Why Limited Tracking is Harmless and Helpful
Let's say you operate a website for a business services firm, and as part of your marketing you send out a monthly email newsletter dealing in depth with issues related to your firm's core expertise. After the introductory portion of the newsletter, you have a link that readers can follow to read the rest of the article on your website. Knowing the number of readers that click that link is the best way that you can begin to measure the success of your campaign. Most email newsletter tools make those links trackable, so the clickthrough data is easily gathered and reliable. That is limited tracking in its basic form, and is quite acceptable, provided that the recipients of the newsletter have opted in. An additional step in sophistication would be to begin tracking readers that click through from the email to your site, so that you can match their session with other goals you might be interested in measuring, such as completion of contact forms, registration for events, or downloading of assets on your website.

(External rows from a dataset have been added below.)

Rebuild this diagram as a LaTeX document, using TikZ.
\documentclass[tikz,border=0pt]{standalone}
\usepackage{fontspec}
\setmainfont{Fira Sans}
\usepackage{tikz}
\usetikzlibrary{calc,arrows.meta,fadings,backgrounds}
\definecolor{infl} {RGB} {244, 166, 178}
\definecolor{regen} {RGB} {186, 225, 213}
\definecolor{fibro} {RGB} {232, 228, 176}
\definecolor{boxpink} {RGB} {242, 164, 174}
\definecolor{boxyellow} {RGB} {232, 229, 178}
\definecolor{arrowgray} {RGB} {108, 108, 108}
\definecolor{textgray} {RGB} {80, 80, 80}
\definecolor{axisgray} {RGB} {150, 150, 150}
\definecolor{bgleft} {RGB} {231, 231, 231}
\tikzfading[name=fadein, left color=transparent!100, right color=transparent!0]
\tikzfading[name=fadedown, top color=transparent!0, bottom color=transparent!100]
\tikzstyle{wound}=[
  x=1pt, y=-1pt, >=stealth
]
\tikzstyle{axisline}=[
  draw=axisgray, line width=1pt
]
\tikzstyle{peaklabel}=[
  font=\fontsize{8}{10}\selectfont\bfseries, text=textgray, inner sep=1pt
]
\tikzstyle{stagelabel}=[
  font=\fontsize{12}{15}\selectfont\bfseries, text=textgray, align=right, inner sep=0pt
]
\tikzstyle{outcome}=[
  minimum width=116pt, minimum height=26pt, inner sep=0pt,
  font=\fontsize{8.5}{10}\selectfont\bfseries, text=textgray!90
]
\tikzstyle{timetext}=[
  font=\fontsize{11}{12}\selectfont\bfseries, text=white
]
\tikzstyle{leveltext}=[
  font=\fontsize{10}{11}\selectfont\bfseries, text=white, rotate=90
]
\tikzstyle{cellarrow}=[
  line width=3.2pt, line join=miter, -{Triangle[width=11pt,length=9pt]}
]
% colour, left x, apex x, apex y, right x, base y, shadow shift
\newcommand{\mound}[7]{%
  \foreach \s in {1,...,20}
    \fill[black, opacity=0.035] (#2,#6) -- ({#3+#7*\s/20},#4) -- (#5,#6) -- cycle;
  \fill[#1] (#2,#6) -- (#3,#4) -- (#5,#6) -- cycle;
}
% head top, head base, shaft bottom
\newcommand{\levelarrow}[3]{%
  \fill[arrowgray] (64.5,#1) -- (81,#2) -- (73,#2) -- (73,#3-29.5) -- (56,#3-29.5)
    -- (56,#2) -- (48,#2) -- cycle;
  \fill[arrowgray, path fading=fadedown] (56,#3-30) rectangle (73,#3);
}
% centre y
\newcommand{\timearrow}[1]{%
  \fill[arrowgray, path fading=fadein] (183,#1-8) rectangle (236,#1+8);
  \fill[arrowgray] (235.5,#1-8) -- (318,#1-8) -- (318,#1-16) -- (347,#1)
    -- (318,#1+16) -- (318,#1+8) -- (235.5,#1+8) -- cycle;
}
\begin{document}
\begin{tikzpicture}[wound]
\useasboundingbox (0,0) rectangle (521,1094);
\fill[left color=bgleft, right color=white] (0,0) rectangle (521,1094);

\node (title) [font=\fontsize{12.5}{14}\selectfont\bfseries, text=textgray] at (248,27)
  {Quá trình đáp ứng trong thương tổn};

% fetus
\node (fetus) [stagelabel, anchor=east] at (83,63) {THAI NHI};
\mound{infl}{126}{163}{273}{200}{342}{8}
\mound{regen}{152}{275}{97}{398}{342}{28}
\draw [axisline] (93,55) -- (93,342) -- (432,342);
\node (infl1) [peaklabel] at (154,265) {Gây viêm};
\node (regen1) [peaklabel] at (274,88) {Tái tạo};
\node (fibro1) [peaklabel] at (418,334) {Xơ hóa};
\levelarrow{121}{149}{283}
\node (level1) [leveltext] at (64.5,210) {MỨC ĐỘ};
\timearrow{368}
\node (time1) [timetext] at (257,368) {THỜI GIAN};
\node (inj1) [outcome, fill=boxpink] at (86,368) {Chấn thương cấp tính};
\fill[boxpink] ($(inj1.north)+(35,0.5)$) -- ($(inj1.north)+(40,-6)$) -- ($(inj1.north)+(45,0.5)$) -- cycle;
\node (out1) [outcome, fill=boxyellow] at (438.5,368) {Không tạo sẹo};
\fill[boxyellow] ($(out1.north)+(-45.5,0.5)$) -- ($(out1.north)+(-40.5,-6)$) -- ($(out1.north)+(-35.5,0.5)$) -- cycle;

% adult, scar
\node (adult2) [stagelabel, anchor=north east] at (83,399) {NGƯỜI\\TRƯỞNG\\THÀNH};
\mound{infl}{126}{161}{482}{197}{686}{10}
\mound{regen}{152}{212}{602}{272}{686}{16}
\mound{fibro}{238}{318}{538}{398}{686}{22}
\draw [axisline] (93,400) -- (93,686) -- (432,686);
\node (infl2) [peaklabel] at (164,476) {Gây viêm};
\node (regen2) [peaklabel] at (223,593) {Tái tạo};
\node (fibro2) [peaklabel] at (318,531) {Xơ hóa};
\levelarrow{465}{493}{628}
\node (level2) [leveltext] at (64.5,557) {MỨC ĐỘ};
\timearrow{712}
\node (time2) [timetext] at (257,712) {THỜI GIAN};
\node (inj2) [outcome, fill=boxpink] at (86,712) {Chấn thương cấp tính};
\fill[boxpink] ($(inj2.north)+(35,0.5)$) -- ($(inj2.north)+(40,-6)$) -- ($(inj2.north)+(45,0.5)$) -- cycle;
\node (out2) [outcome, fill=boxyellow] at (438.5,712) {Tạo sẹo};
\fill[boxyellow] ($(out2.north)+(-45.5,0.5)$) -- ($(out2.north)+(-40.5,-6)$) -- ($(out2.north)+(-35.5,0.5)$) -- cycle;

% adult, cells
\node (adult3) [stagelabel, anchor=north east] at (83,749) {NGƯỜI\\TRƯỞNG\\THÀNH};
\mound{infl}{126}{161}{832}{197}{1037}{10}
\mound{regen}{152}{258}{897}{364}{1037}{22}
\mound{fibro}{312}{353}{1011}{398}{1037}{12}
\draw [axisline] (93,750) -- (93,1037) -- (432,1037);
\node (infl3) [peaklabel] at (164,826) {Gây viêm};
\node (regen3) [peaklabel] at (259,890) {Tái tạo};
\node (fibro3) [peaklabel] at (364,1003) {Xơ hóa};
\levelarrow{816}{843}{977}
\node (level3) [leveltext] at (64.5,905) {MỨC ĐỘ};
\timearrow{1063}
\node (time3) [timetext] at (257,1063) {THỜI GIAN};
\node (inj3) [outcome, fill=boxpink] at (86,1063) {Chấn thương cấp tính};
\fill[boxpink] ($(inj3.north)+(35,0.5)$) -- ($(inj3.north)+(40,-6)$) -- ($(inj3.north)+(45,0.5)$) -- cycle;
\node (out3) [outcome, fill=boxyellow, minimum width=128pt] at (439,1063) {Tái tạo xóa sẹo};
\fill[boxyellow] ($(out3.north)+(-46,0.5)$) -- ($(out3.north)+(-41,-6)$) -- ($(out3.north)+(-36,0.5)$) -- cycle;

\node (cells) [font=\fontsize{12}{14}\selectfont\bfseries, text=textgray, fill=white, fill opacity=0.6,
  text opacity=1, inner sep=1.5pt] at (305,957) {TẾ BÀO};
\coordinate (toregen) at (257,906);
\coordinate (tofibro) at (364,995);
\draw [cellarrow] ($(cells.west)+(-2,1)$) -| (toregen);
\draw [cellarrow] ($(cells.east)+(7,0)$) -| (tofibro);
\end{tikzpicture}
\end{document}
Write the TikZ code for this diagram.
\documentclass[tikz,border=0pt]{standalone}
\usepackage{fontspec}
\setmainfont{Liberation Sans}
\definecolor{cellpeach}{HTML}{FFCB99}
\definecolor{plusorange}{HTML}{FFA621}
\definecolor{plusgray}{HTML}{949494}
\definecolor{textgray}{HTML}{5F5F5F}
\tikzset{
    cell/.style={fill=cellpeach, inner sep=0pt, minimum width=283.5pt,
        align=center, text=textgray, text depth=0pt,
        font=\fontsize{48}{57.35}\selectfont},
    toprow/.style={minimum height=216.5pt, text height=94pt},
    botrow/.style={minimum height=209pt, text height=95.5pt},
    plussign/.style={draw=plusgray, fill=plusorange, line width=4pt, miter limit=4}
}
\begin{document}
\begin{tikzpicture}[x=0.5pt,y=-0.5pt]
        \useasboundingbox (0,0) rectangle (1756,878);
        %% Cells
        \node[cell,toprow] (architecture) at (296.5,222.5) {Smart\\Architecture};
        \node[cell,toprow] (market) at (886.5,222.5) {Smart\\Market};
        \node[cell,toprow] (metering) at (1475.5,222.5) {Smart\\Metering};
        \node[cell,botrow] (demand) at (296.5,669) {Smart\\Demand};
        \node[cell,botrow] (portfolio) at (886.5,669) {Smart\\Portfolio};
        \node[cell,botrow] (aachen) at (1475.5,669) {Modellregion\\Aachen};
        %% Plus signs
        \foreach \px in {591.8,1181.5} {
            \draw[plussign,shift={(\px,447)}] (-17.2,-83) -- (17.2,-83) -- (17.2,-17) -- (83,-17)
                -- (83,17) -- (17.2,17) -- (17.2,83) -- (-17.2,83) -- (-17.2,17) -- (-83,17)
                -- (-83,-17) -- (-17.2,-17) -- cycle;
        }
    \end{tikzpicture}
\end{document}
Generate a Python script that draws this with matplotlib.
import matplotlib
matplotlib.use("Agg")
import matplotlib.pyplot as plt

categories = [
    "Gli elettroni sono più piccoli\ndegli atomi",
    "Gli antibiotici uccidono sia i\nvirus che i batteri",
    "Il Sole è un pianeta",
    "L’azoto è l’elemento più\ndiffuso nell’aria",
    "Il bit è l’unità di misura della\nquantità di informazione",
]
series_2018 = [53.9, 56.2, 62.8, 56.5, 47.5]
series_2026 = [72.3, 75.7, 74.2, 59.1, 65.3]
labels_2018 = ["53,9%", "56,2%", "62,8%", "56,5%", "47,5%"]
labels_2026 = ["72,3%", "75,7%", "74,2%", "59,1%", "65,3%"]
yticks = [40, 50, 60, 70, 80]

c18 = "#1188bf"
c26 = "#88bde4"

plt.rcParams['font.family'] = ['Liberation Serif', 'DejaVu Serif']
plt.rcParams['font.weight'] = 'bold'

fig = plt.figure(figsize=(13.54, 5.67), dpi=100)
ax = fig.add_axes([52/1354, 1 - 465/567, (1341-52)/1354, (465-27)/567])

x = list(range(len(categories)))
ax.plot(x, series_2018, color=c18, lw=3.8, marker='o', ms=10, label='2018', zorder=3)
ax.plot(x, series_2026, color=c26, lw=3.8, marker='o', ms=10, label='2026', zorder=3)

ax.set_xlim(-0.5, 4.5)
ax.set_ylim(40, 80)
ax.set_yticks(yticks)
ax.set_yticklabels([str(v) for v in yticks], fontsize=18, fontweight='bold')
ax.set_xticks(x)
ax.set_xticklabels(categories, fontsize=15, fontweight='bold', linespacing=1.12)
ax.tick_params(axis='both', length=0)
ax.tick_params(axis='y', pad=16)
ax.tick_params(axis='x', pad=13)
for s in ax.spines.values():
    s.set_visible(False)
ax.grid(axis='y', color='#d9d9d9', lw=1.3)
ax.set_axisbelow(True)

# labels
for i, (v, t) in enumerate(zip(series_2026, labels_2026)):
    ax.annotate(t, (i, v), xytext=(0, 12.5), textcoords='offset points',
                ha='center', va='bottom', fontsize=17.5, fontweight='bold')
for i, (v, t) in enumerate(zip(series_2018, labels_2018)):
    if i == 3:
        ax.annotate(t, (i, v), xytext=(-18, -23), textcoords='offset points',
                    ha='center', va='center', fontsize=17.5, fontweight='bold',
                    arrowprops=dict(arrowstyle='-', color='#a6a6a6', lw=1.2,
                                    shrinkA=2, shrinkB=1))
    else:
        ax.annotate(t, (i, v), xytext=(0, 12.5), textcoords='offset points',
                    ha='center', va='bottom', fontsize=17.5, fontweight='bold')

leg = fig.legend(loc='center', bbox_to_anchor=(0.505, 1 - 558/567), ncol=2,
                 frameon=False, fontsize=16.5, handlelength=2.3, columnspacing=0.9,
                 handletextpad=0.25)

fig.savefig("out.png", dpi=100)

Being able to segment those goal completions by unique sessions enables you to more accurately measure the success of your web content strategy and can all be done using very basic, cookie-based, limited tracking.
Another example of this type of tracking can help you to match prospects with their initial search engine queries that began their sessions on your site. A tracker that initiates when a user comes to your site from, say, a Google search results page (this could be done for any search engine), would assign that user a unique identification number within a cookie that stores the query they submitted that led them to click the link from Google to your page. From there, the cookie can track their session on your website (and only your website), noting which pages they view and how long they remain on those pages. If the user eventually fills out a form, their form data is matched with their initial identification number. "a4d8h622dfnb7" becomes "firstname.lastname@example.org." At best, having rich session data can enable you to better serve that prospect if they enter into your lead cycle. At something a little less than best, it can help you to evaluate whether individual pages and calls to action are doing their job effectively.
What question are you trying to answer?
Those two examples, in addition to the few I mentioned at the beginning of the article (tracking that enables websites to remember user information, auto-complete form fields, or preserve items added to shopping carts) are exactly the types of limited tracking we've offered to our clients for years now, to their great satisfaction and with clear consciences all around. But if the distinction between limited and unlimited tracking is still unclear, ask yourself this: What question are you trying to answer? Do you need to know more about your site's visitors, or do you need to know more about how your visitors are using your site? Your answer to that question will determine whether you can preserve the trust of your site's visitors. Ask them only what you need to know to serve them better and no more. And above all, don't follow them out the door!